Is there some setting in vi (or screen, I use screen) which would help me here?
I have searched google for a long time with no answers. I also realize that there are other workflows that solve this problem, but they aren't perfect (run from inside vi means no shell completion, etc).
If you're using screen, then surely it would make sense to do your editing in one window, and your compiles in the other, and then just use the ^A[n] sequences to flip between your terminal output and code screens?
I'm not 100% sure whether this will help you or not, but vim tries to restore the screen it found when it was started. I like that behavior and spent quite a bit of time to "repair" a vim installation on a machine where this didn't work.
I had to set the t_ti and t_te variables. My hunch is that you should unset t_te.
In answer to your question in your comment on this answer: it seems to actually be the t_ti variable. In your ~/.vimrc add a line that says:
set t_ti=""
You can try it out first from within vim by entering that command at the : prompt.
I don't know if this will help but: I use a mac these days, but I used to use NetBSD and Linux at uni. It always bugged me that programs like less, man, vi, etc. would clear the screen when they exited. I could switch it off in less with the -X option, but that wasn't an option (literally) with the others.
I found a config setting in xterm that solved the problem for me. I'm afraid I don't remember the option; it was available through one of the menus and I think through the -xrw commandline option.
Obviously this can only be helpful if you use xterm.
Changing your terminal type to ansi could work:
:set term=ansi
But I'm sure there are some negative side effects.

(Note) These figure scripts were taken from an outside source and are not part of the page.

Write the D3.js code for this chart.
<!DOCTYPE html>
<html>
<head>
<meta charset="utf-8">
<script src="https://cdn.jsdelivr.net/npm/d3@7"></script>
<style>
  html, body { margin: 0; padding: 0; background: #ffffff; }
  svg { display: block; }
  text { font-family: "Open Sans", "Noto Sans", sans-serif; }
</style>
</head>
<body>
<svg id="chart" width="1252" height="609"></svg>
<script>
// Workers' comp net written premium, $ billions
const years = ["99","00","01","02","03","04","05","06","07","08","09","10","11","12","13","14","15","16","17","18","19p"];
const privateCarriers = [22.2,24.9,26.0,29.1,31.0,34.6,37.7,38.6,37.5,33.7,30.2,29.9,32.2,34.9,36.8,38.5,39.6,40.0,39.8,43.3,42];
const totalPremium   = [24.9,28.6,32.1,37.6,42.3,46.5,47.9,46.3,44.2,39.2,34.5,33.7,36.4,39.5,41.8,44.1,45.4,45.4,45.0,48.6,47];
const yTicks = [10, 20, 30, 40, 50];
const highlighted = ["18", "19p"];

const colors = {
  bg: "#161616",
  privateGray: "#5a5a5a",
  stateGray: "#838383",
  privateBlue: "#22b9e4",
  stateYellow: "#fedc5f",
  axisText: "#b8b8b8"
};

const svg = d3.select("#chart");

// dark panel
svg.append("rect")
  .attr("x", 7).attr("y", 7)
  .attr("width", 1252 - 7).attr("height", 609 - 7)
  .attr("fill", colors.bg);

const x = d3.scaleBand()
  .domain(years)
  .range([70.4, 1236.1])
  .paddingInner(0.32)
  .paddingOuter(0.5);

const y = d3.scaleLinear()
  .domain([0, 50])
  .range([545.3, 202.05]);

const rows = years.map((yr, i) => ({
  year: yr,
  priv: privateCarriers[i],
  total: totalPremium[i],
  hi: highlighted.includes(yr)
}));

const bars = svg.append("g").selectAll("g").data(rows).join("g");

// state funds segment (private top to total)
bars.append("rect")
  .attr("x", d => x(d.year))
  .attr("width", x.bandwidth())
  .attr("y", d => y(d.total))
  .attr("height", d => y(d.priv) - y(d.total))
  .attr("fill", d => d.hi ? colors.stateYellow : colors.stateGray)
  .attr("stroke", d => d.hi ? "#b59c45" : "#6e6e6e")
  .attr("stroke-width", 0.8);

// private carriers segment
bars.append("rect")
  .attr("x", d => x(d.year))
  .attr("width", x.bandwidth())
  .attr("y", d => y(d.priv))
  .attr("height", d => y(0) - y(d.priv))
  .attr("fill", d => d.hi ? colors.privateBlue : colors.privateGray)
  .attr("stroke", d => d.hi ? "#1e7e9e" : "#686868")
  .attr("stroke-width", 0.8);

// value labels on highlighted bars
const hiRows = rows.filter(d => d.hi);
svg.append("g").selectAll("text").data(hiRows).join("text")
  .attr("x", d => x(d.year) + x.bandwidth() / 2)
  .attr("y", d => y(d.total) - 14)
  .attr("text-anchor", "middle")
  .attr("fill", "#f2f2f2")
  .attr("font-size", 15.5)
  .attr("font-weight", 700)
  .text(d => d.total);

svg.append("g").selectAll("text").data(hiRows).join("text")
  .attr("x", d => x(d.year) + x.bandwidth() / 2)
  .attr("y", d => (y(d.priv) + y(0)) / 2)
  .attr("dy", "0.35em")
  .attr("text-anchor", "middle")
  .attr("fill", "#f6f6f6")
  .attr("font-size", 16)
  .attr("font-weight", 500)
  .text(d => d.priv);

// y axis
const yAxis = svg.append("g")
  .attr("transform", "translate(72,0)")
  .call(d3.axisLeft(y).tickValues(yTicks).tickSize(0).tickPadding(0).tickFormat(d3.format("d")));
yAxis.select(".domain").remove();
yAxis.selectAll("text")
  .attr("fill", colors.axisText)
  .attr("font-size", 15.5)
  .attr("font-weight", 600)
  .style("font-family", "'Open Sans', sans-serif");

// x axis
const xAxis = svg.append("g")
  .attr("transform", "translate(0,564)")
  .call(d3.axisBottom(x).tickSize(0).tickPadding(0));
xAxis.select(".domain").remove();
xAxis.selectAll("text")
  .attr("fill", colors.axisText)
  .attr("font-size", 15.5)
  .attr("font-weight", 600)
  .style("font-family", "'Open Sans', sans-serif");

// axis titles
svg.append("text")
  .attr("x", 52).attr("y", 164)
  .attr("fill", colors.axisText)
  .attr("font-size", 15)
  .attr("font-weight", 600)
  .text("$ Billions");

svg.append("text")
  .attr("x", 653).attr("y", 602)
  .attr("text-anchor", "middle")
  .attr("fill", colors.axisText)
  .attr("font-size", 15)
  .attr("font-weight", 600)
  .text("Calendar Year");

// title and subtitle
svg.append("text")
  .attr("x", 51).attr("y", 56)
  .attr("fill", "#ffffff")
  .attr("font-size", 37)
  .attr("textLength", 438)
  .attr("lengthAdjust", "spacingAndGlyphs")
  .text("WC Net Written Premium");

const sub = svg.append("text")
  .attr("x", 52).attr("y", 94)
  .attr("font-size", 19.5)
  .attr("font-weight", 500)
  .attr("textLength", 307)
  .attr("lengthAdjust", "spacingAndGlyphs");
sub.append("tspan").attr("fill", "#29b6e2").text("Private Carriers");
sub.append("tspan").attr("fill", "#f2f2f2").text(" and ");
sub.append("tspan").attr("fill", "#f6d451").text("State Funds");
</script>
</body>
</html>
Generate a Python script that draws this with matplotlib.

This is not a solution, but a nice workaround, that I've just started using. Create the following wrapper script for vi (I placed it in my ~/bin/vim-wrapper) and possibly alias it with something like:
alias vi='~/bin/vim-wrapper'
Content of vim-wrapper (see this answer for details):
#!/bin/bash
LINES=$(tput lines)
for i in `seq 1 $LINES`; do
echo $i
done
vim $@
This will solve completely the screen wiped out issue. Unfortunately, it does not solve the have to scroll up quite a lot when you edit a long file in vim. But if you set a large enough buffer in your xterm-like (I use gnome terminal 2.22.1) you'd be ok.
It is possible that scrolling the screen Ctrl+E or Ctrl+Y might do the trick as well.